Les images dans le cinéphotographe sont projetées au moyen d'une lampe à arc électrique très puissante sur un écran situé à 20 mètres de la lanterne de projection. L'écran est formé par une toile très fine tendue au fond de la salle, et l'on voit s'y dérouler les scènes les plus intéressantes.
L'arrivée d'un train en gare, nous montre les voyageurs descendant des wagons, se précipitant chargés de paquets vers la sortie, tandis que le personnel s'occupe du nettoyage de la machine.
Non moins curieuse la place de l'Opéra avec son noir fourmillement de monde, ses omnibus, ses chevaux, le tout d'une extraordinaire intensité de vie.
Toutes ces merveilles et bien d'autres, puisque le cinéphotographe possède 60 vues environ, défileront sous les yeux émerveillés de nos lecteurs qui seront appelés à les contempler d'ici peu.
MM. A. et J. Pipon-Pressecq viennent en effet d'installer un de leurs merveilleux appareils sur le quai du Viaduc, et feront ainsi connaître à nos concitoyens une des plus intéressantes découvertes de la science moderne.
Avis aux Lavallois.


L'Avenir de la Mayenne, Laval, dimanche 13 septembre 1896, p. 2.

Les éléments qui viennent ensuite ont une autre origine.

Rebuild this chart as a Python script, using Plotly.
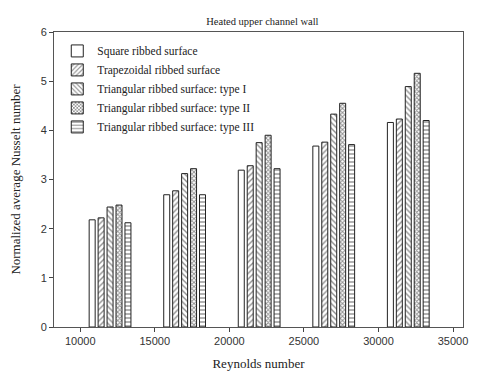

Il est toutefois question ici d'un "cinéphotographe", appareil commercialisé par Gabriel Lépée. C'est à l'occasion de l'Angevine, la foire qui se déroule pendant le mois de septembre - en particulier entre le 8 et le 21 - qu'un cinéphotographe - ou cinématographe - va être proposé au public lavallois (L'Avenir de la Mayenne, Laval, 6 septembre 1896, p. 2). Curieusement tout l'article, publié le 13 septembre, évoque le cinographoscope des frères Pipon - qui sont d'ailleurs cités -, aussi l'utilisation d'un autre terme est-il à mettre soit sur le compte du journaliste, soit sur celui du forain qui prend des libertés avec le nom exact du cinématographe. La presse est peu loquace  et seul un nouvel article en reparle très brièvement :

Au jour le jour.- Les Angevines sont terminées ou à peu près. La plupart des baraques qui étaient restées après les foires nous ont quitté ce matin. Signalons entre autres le départ du Cinophotographe.


L'Echo de la Mayenne, Laval, 29 septembre 1896.